Bishop Moore had to be helped to the pulpit by two assistants, his 6-foot-4-inch frame stooped and fragile because of the advanced stage of his illness.
It was a sermon widely anticipated by social advocates and clergymen across the city. Delivered as part of a vespers service that normally attracts no more than 150 each Sunday night, the sermon was delivered to an audience that easily exceeded 1,000.
"I felt I had to be here," said James White, a Manhattan lawyer who first encountered Bishop Moore when Mr. White was an undergraduate at Harvard in 1967 protesting the Vietnam War.
"He came to campus and stood up for us," said Mr. White, who came to Manhattan for the vespers service from his home in Teaneck, N.J.
Since Harvard, Mr. White said, he has followed Bishop Moore's sermons and writing on social issues, and has been "deeply inspired by his leadership."
As bishop, he railed against poverty, corporate greed, racism, nuclear arms, military spending and war. He clashed repeatedly with Mayor Edward I. Koch over the city's policies on the homeless, and performed the first ordination of a declared homosexual as an Episcopal priest.
Bishop Moore has led an active retirement, delivering occasional sermons at St. John the Divine and other Episcopal churches, and speaking out in other forums. In a 1997 memoir, "Presences: A Bishop's Life in the City" (Farrar, Strauss & Giroux) he said his concerns about some social problems, including homelessness, had grown during the 1990's.

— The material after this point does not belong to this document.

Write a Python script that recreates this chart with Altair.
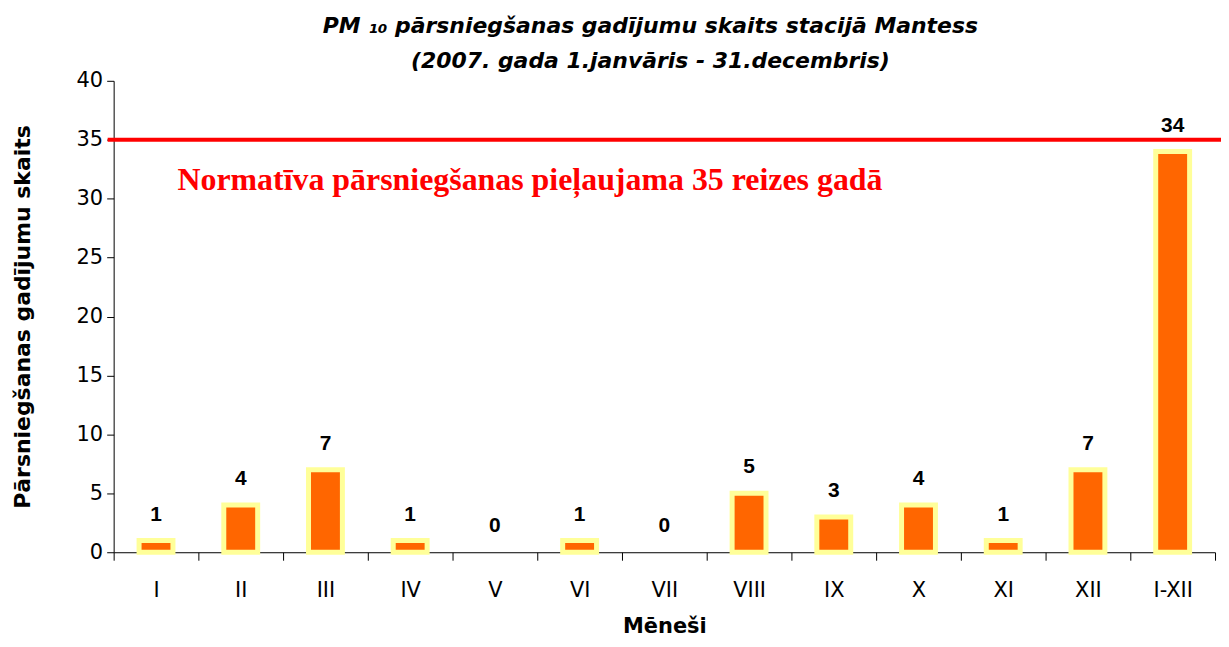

He was asked to deliver last night's sermon more than a month ago by officials of St. John the Divine.
"He insisted that his subject be peace," said the Rev. Dr. James A. Kowalski, dean of the cathedral.
Some of those in the audience had long personal ties to Bishop Moore, and, like him, long experience in civil rights and other social causes of the last 40 years.
"He has provided a critical voice of consistency, a deep sense of justice," said Rabbi Balfour Brickner, senior rabbi emeritus at the Stephen Wise Free Synagogue in Manhattan.
Because of Bishop Moore's failing health, Rabbi Brickner said, "This may be the last you hear of a great man."
But as he prepared for last night's sermon surrounded by other clergy in a cathedral anteroom, Bishop Moore placed his hands on the shoulder of a reporter as he retrieved a spare written copy of his sermon, and said he would be happy to speak about the war, or on other subjects, whenever asked.
"Just ask me," Bishop Moore said, "and I'll give you a speech."